Bertuzzi will not be allowed to play in a game involving Moore during his probation. That may be a moot point, however, as Moore is without an NHL contract and still has health issues from the assault.
Bertuzzi was also ordered to perform 80 hours of community service as a result of pleading guilty to the charge of assault causing bodily harm.
If these conditions are met, including keeping the peace and reporting to his probation officer when required, Bertuzzi will avoid a criminal record for his hit on Moore that left the former Colorado Avalanche player with neck damage.
Crown prosecutor Garth Loeppky told the court he was requesting a conditional discharge with no criminal record after Bertuzzi pled guilty earlier on Wednesday.
"I have concluded that the imposition of a discharge is not contrary to the public interest," said Judge Herb Weitzel.
The sentencing comes as a result of the Vancouver Canucks forward changing his plea, having said in a previous court appearance he would fight charges levied against him after he sucker-punched Moore.
"You pleaded not guilty in an earlier appearance. Now you enter a plea of guilty. Do you now wish to change the plea?" asked Judge Weitzel on Wednesday.
"Yes," Bertuzzi responded. "I plead guilty."
Lawyers for Moore asked for an adjournment so the Colorado player could fly to the city to deliver a victim impact statement in person, but Weitzel declined the request.
Instead, Weitzel said he was satisfied with having a statement read into the record by Moore's lawyers.
"If I'm ever able to play again, I would ask that Todd Bertuzzi never be permitted to play in any sporting activity I'm involved in," Moore said in the statement.
Moore has scheduled a news conference for 11:30 a.m. ET Thursday in Toronto.
A video-taped statement by Bertuzzi was also played in court at the sentencing.
"I certainly don't think of myself as a criminal. And what happened that night in March is not who I am," said the Canucks forward in the statement.
"If I can therefore take something positive from this incident, I hope it will go some way to making amends for what happened that night."
Bertuzzi also apologized to Moore and wished him a complete recovery.

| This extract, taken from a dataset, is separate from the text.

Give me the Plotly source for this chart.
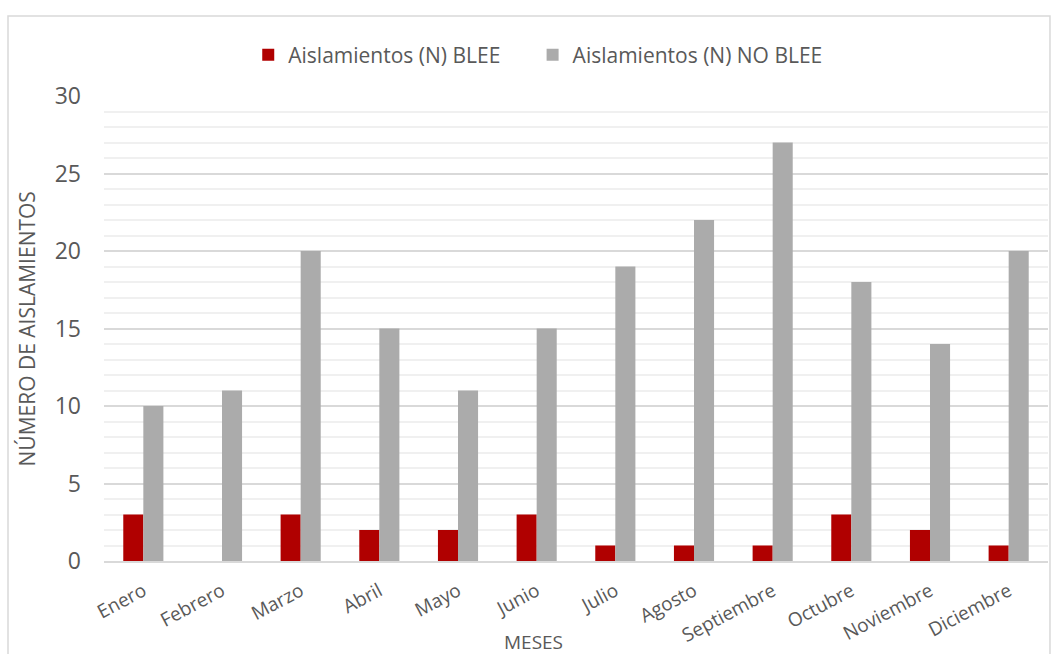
import plotly.graph_objects as go

meses = ["Enero", "Febrero", "Marzo", "Abril", "Mayo", "Junio", "Julio",
         "Agosto", "Septiembre", "Octubre", "Noviembre", "Diciembre"]
blee = [3, 0, 3, 2, 2, 3, 1, 1, 1, 3, 2, 1]
no_blee = [10, 11, 20, 15, 11, 15, 19, 22, 27, 18, 14, 20]

FONT = "Open Sans"
TXT = "#595959"
PAD = "\u00a0" * 5  # extra spacing between legend entries

fig = go.Figure()
fig.add_trace(go.Bar(x=meses, y=blee, name="Aislamientos (N) BLEE" + PAD,
                     marker=dict(color="#b00000", line=dict(width=0))))
fig.add_trace(go.Bar(x=meses, y=no_blee, name="Aislamientos (N) NO BLEE",
                     marker=dict(color="#ababab", line=dict(width=0))))

fig.update_layout(
    width=1052, height=654,
    margin=dict(l=104, r=4, t=96, b=93),
    paper_bgcolor="white", plot_bgcolor="white",
    barmode="group", bargap=0.49, bargroupgap=0,
    font=dict(family=FONT, color=TXT, size=20),
    showlegend=True,
    legend=dict(orientation="h", x=0.46, xanchor="center", y=1.088, yanchor="middle",
                font=dict(size=21, color=TXT), itemwidth=30,
                traceorder="normal"),
    xaxis=dict(tickangle=-28, tickfont=dict(size=19, color=TXT),
               showline=True, linecolor="#d9d9d9", linewidth=1.5,
               ticklabelstandoff=10),
    yaxis=dict(range=[0, 30], dtick=5, tickfont=dict(size=23, color=TXT),
               showgrid=True, gridcolor="#d9d9d9", gridwidth=1.5,
               zeroline=False, ticklabelstandoff=22,
               minor=dict(dtick=1, showgrid=True, gridcolor="#f0f0f0", gridwidth=1.5)),
    annotations=[
        dict(text="MESES", xref="paper", yref="paper", x=0.4555, y=-0.174,
             xanchor="center", yanchor="middle", showarrow=False,
             font=dict(size=19, color=TXT)),
        dict(text="NÚMERO DE AISLAMIENTOS", xref="paper", yref="paper",
             x=-0.0816, y=0.5, textangle=-90, xanchor="center", yanchor="middle",
             showarrow=False, font=dict(size=21, color=TXT)),
    ],
    shapes=[dict(type="rect", xref="paper", yref="paper",
                 x0=-0.1017, x1=1.0021, y0=-0.25, y1=1.172,
                 line=dict(color="#d9d9d9", width=1.5), layer="below")],
)

fig.write_html("out.html")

Before the plea bargain, Bertuzzi faced a maximum of 18 months in prison.
On Mar. 8, Bertuzzi horrified hockey fans and enraged the media when he viciously attacked Moore from behind during a game between the Canucks and Colorado Avalanche.
For days, Canadians were bombarded with the image of Bertuzzi charging up the ice and grabbing Moore's sweater from behind before hitting him in the side of the head with a round-house punch.

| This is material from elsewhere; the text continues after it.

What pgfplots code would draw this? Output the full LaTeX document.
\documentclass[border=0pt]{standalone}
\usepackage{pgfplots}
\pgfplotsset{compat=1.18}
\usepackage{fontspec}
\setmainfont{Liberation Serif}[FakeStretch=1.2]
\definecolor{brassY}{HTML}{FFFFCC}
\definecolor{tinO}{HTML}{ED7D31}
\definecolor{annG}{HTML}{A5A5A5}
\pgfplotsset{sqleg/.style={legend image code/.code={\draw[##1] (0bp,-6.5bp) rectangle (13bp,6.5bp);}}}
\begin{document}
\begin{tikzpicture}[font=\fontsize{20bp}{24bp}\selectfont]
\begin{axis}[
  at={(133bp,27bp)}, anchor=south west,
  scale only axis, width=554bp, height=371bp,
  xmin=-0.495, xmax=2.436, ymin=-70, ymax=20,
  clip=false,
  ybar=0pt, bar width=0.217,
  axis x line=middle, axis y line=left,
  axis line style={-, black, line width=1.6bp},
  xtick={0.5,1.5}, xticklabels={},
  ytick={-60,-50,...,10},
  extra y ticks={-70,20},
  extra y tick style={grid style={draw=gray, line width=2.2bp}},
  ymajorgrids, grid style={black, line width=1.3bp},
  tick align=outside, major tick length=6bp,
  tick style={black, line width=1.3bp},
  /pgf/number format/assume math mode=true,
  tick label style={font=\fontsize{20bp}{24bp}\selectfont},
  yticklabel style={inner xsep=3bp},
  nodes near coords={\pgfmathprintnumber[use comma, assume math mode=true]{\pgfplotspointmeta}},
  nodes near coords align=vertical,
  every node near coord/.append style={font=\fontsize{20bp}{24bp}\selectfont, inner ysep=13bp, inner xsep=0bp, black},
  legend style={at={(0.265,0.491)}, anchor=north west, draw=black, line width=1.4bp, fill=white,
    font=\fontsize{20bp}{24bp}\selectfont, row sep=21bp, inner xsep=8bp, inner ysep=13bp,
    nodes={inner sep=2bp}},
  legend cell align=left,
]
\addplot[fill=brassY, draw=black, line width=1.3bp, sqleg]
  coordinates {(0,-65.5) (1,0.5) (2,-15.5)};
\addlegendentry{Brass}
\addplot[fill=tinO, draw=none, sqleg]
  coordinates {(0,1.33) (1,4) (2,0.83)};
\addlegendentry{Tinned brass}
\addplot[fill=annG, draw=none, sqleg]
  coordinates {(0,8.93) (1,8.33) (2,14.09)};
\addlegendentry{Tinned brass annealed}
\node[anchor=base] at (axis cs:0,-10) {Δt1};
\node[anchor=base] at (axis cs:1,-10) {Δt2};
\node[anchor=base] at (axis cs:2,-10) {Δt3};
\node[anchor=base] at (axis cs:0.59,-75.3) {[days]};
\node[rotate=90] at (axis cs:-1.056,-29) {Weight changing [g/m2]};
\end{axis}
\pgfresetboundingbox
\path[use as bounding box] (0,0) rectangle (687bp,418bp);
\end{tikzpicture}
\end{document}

The 245-pound Bertuzzi landed on top of Moore who fell to the ice face first and suffered three broken vertebrae in his neck and a concussion. It's not known if he'll play hockey again.
Three weeks before this incident, Moore knocked Canucks captain Markus Naslund out of a game with a hit that was not penalized. Naslund was sidelined for three games with a concussion as Moore became a marked man by the Canucks.
In his six-page statement, Moore described in detail how several Vancouver players threatened him verbally and told him they were going to get him.
The guilty plea could pave the way for the NHL to lift the indefinite ban it slapped on Bertuzzi. The suspension cost Bertuzzi more than $500,000 of his $6.8 million US salary.
The NHL's chief legal officer, Bill Daly, says league commissioner Gary Bettman is ready to talk to Bertuzzi if he requests a reinstatement hearing.
Even if the NHL lifts its ban, Bertuzzi could still have problems when trying to cross the border to play games in the United States, according to some legal experts.
A reinstatement would also clear the way for Bertuzzi to play in Europe during the NHL lockout. The International Ice Hockey Federation is honouring the NHL's suspension.
Bertuzzi could still face a possible civil suit from Moore.
Boston Bruins defenceman Marty McSorley was the last NHL player to be brought up on criminal charges for an on-ice incident.
In 2000, McSorley was convicted of assault and given an 18-month conditional discharge for knocking Canucks forward Donald Brashear in the head with his stick.